GEN. KATUMBA URGES PARLIAMENT TO BOOST ROAD FUND TO SAVE EXISTING ROADS
PUBLISHED — 21st, January 2026Works and Transport Minister Gen. Edward Katumba Wamala has renewed calls for increased and predictable financing of the Uganda Road Fund, warning that persistent underfunding is accelerating deterioration of roads nationwide, with urban authorities like Kampala Capital City Authority (KCCA) bearing the heaviest burden.
Katumba said inadequate allocations to the Road Fund have weakened routine maintenance across the country, forcing implementing agencies to react to failures rather than prevent them.
“If we do not adequately fund road maintenance, we end up wasting what we have already built,” Katumba said. “It does not make sense to continue expanding the network while existing roads collapse.”
He was addressing Parliament’s Physical Planning Committee, chaired by Bugabula South MP Maurice Kibalya, during a session that reviewed infrastructure planning and financing.
KCCA, which relies largely on the Uganda Road Fund to maintain Kampala’s city roads, traffic lights and auxiliary infrastructure, received about UGX 10 billion for road maintenance in the 2025/2026 financial year.
The amount is far below the authority’s annual maintenance needs given the size, usage and strategic importance of the city’s road network.
Kampala manages approximately 2,114 kilometers of roads, of which only about 770 kilometers are paved. With limited funding, KCCA is often compelled to prioritize emergency interventions, leaving many roads to deteriorate beyond the point of routine maintenance and into costly rehabilitation.
Delayed maintenance has led to widespread surface failure, drainage breakdowns and rapid pavement degradation, particularly in high-traffic commercial and residential areas. These conditions, they said, are not the result of poor planning, but of insufficient and unpredictable maintenance funding.
Lawmakers acknowledged that neglecting maintenance has steadily eroded the national road stock.
“We are paying the price for years of underfunding maintenance,” Katumba said. “Parliament and the Ministry of Finance must align to protect what we already have.”

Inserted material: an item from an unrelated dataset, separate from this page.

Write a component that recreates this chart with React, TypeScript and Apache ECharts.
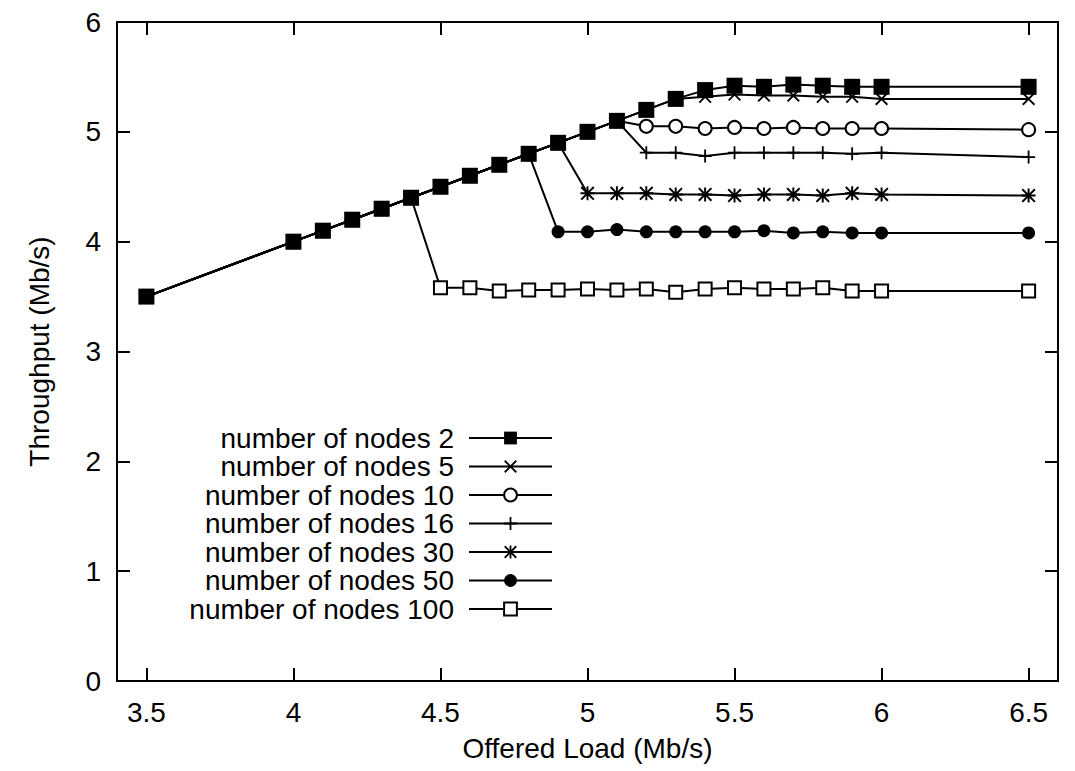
import React, { useEffect, useRef } from "react";
import * as echarts from "echarts";

// Offered load (Mb/s) sample points
const offeredLoad = [3.5, 4.0, 4.1, 4.2, 4.3, 4.4, 4.5, 4.6, 4.7, 4.8, 4.9, 5.0, 5.1, 5.2, 5.3, 5.4, 5.5, 5.6, 5.7, 5.8, 5.9, 6.0, 6.5];

// Throughput (Mb/s) per number of nodes
const nodes2 = [3.5, 4.0, 4.1, 4.2, 4.3, 4.4, 4.5, 4.6, 4.7, 4.8, 4.9, 5.0, 5.1, 5.2, 5.3, 5.38, 5.42, 5.41, 5.43, 5.42, 5.41, 5.41, 5.41];
const nodes5 = [3.5, 4.0, 4.1, 4.2, 4.3, 4.4, 4.5, 4.6, 4.7, 4.8, 4.9, 5.0, 5.1, 5.2, 5.3, 5.32, 5.34, 5.33, 5.33, 5.32, 5.32, 5.3, 5.3];
const nodes10 = [3.5, 4.0, 4.1, 4.2, 4.3, 4.4, 4.5, 4.6, 4.7, 4.8, 4.9, 5.0, 5.1, 5.05, 5.05, 5.03, 5.04, 5.03, 5.04, 5.03, 5.03, 5.03, 5.02];
const nodes16 = [3.5, 4.0, 4.1, 4.2, 4.3, 4.4, 4.5, 4.6, 4.7, 4.8, 4.9, 5.0, 5.1, 4.81, 4.81, 4.78, 4.81, 4.81, 4.81, 4.81, 4.8, 4.81, 4.77];
const nodes30 = [3.5, 4.0, 4.1, 4.2, 4.3, 4.4, 4.5, 4.6, 4.7, 4.8, 4.9, 4.44, 4.44, 4.44, 4.43, 4.43, 4.42, 4.43, 4.43, 4.42, 4.44, 4.43, 4.42];
const nodes50 = [3.5, 4.0, 4.1, 4.2, 4.3, 4.4, 4.5, 4.6, 4.7, 4.8, 4.09, 4.09, 4.11, 4.09, 4.09, 4.09, 4.09, 4.1, 4.08, 4.09, 4.08, 4.08, 4.08];
const nodes100 = [3.5, 4.0, 4.1, 4.2, 4.3, 4.4, 3.58, 3.58, 3.55, 3.56, 3.56, 3.57, 3.56, 3.57, 3.54, 3.57, 3.58, 3.57, 3.57, 3.58, 3.55, 3.55, 3.55];

const seriesNames = [
  "number of nodes 2",
  "number of nodes 5",
  "number of nodes 10",
  "number of nodes 16",
  "number of nodes 30",
  "number of nodes 50",
  "number of nodes 100",
];

const xTicks = [3.5, 4, 4.5, 5, 5.5, 6, 6.5];
const yTicks = [0, 1, 2, 3, 4, 5, 6];

const CROSS = "path://M0,2L2,0L10,8L18,0L20,2L12,10L20,18L18,20L10,12L2,20L0,18L8,10Z";
const PLUS = "path://M8.6,0H11.4V8.6H20V11.4H11.4V20H8.6V11.4H0V8.6H8.6Z";
const STAR =
  "path://M8.6,0H11.4V8.6H20V11.4H11.4V20H8.6V11.4H0V8.6H8.6Z M0,2L2,0L10,8L18,0L20,2L12,10L20,18L18,20L10,12L2,20L0,18L8,10Z";

const FONT = "'Liberation Sans', Arial, Helvetica, sans-serif";

export default function App() {
  const ref = useRef<HTMLDivElement>(null);

  useEffect(() => {
    document.body.style.margin = "0";
    if (!ref.current) return;
    const chart = echarts.init(ref.current, null, { renderer: "svg" });

    const valueSets = [nodes2, nodes5, nodes10, nodes16, nodes30, nodes50, nodes100];
    const symbols: any[] = ["rect", CROSS, "emptyCircle", PLUS, STAR, "circle", "emptyRect"];
    const sizes = [16, 13, 13, 13, 14, 13, 13];

    const series = valueSets.map((vals, i) => ({
      name: seriesNames[i],
      type: "line",
      data: offeredLoad.map((x, j) => [x, vals[j]]),
      symbol: symbols[i],
      symbolSize: sizes[i],
      showAllSymbol: true,
      z: i === 0 ? 5 : 3,
      lineStyle: { color: "#000", width: 2 },
      itemStyle: { color: "#000", borderWidth: symbols[i].startsWith("empty") ? 2 : 0 },
      emphasis: { disabled: true },
    }));

    const tickStyle = { lineStyle: { color: "#000", width: 2 } };

    chart.setOption({
      animation: false,
      backgroundColor: "#fff",
      textStyle: { fontFamily: FONT, color: "#000" },
      grid: { left: 117, right: 17, top: 22, bottom: 90 },
      legend: {
        orient: "vertical",
        align: "right",
        right: 522,
        top: 424,
        padding: 0,
        itemGap: 0.5,
        itemWidth: 83,
        itemHeight: 16,
        selectedMode: false,
        textStyle: { fontFamily: FONT, fontSize: 28, color: "#000", lineHeight: 28, padding: [0, 10, 0, 0] },
        data: seriesNames,
      },
      xAxis: [
        {
          type: "value",
          position: "bottom",
          min: 3.4,
          max: 6.6,
          name: "Offered Load (Mb/s)",
          nameLocation: "middle",
          nameGap: 53,
          nameTextStyle: { fontFamily: FONT, fontSize: 28, color: "#000" },
          axisLine: { onZero: false, lineStyle: { color: "#000", width: 2 } },
          axisTick: { inside: true, length: 13, customValues: xTicks, ...tickStyle },
          axisLabel: { customValues: xTicks, margin: 17, fontFamily: FONT, fontSize: 28, color: "#000" },
          splitLine: { show: false },
        },
        {
          type: "value",
          position: "top",
          min: 3.4,
          max: 6.6,
          axisLine: { onZero: false, lineStyle: { color: "#000", width: 2 } },
          axisTick: { inside: true, length: 13, customValues: xTicks, ...tickStyle },
          axisLabel: { show: false },
          splitLine: { show: false },
        },
      ],
      yAxis: [
        {
          type: "value",
          position: "left",
          min: 0,
          max: 6,
          interval: 1,
          name: "Throughput (Mb/s)",
          nameLocation: "middle",
          nameRotate: 90,
          nameGap: 64,
          nameTextStyle: { fontFamily: FONT, fontSize: 28, color: "#000" },
          axisLine: { show: true, onZero: false, lineStyle: { color: "#000", width: 2 } },
          axisTick: { show: true, inside: true, length: 13, customValues: yTicks, ...tickStyle },
          axisLabel: { customValues: yTicks, margin: 16, fontFamily: FONT, fontSize: 28, color: "#000" },
          splitLine: { show: false },
        },
        {
          type: "value",
          position: "right",
          min: 0,
          max: 6,
          interval: 1,
          axisLine: { show: true, onZero: false, lineStyle: { color: "#000", width: 2 } },
          axisTick: { show: true, inside: true, length: 13, customValues: yTicks, ...tickStyle },
          axisLabel: { show: false },
          splitLine: { show: false },
        },
      ],
      series,
    });

    return () => chart.dispose();
  }, []);

  return <div ref={ref} style={{ width: 1075, height: 771 }} />;
}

Kasilo County MP Elijah Okupa raised concerns over enforcement gaps that allow construction in road reserves, noting that limited Road Fund resources further constrain agencies like KCCA from correcting past planning violations.

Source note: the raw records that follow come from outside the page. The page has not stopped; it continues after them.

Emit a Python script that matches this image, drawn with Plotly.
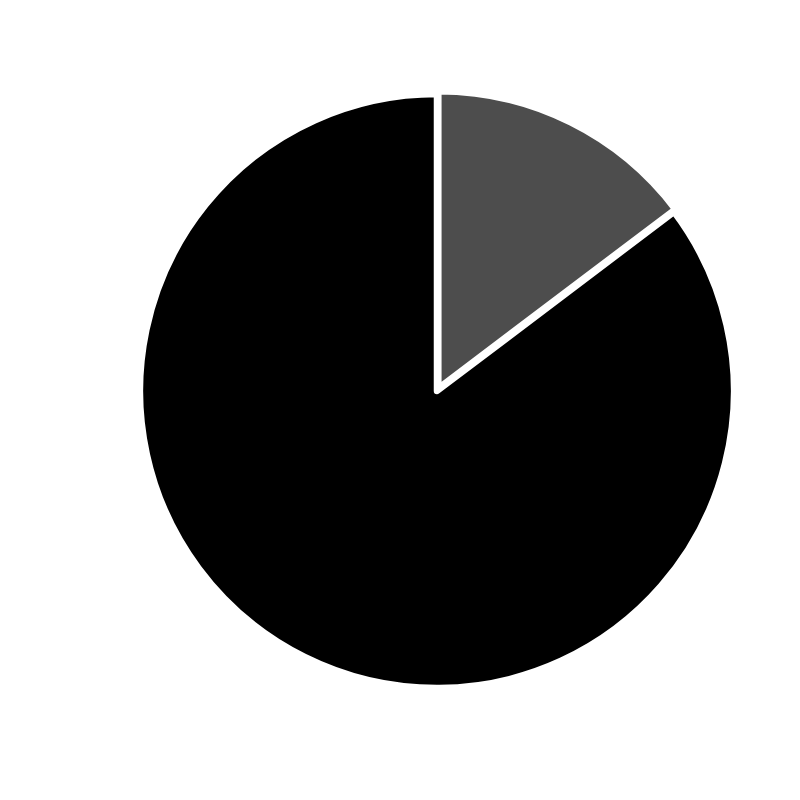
import plotly.graph_objects as go

# Two-slice pie, small grey share starting at 12 o'clock
labels = ["A", "B"]
values = [14.7, 85.3]
colors = ["#4d4d4d", "#000000"]

fig = go.Figure(data=go.Pie(
    labels=labels,
    values=values,
    sort=False,
    direction="clockwise",
    rotation=0,
    pull=[0.01, 0],
    textinfo="none",
    hoverinfo="label+percent",
    marker=dict(colors=colors, line=dict(color="white", width=6.5)),
))

fig.update_layout(
    width=800,
    height=800,
    showlegend=False,
    paper_bgcolor="white",
    plot_bgcolor="white",
    margin=dict(l=129, r=71, t=83, b=117),
)

fig.write_html("out.html")
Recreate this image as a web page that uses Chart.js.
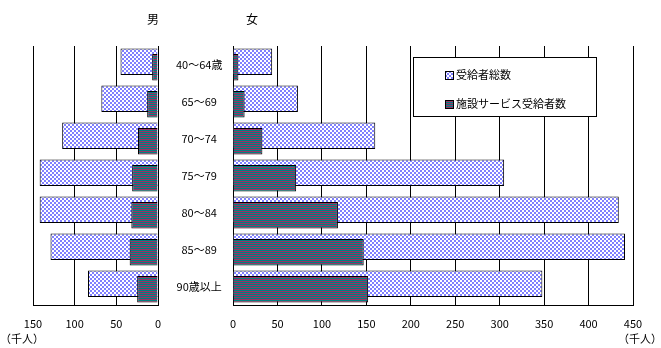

Government currently allocates about UGX 500 billion annually to the road fund, but MPs and technical experts said the amount remains inadequate for maintaining both national and urban road networks amid rapid urbanization and rising traffic volumes.

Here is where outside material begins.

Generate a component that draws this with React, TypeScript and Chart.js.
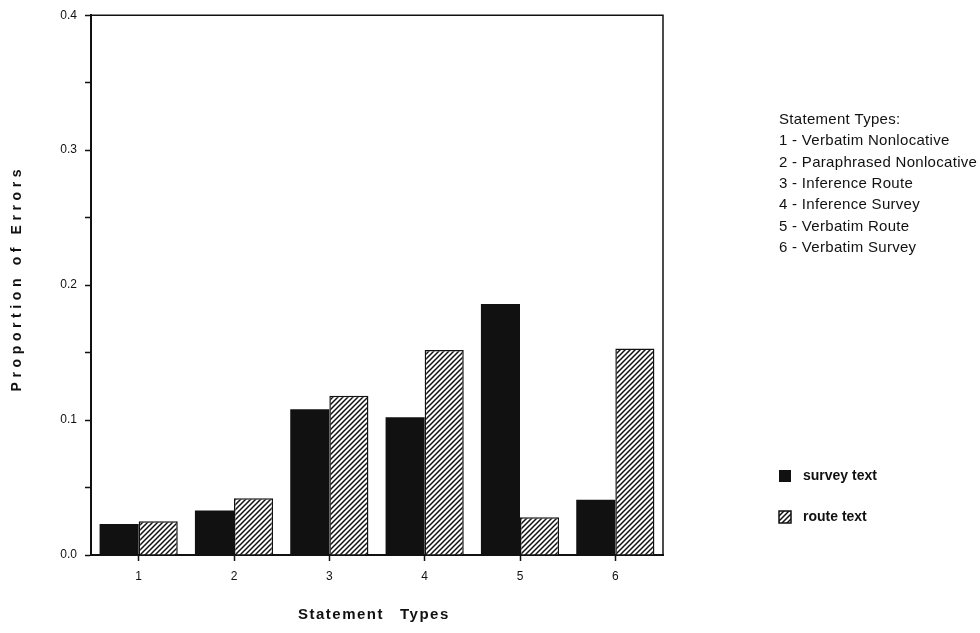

Engineering experts urged government to strengthen and diversify Road Fund financing to ensure predictable disbursements.
KCCA Director for Engineering and Technical Services Eng. Justus Akankwasa, pointed to improvements in Kampala’s urban planning, noting that the new Kampala Physical Development Plan has introduced clearer zoning and more orderly high-rise development, progress that risks being undermined if road maintenance remains underfunded.
MPs warned that failure to reinforce the Road Fund could stall economic activity, raise transport costs and reverse hard-won infrastructure gains.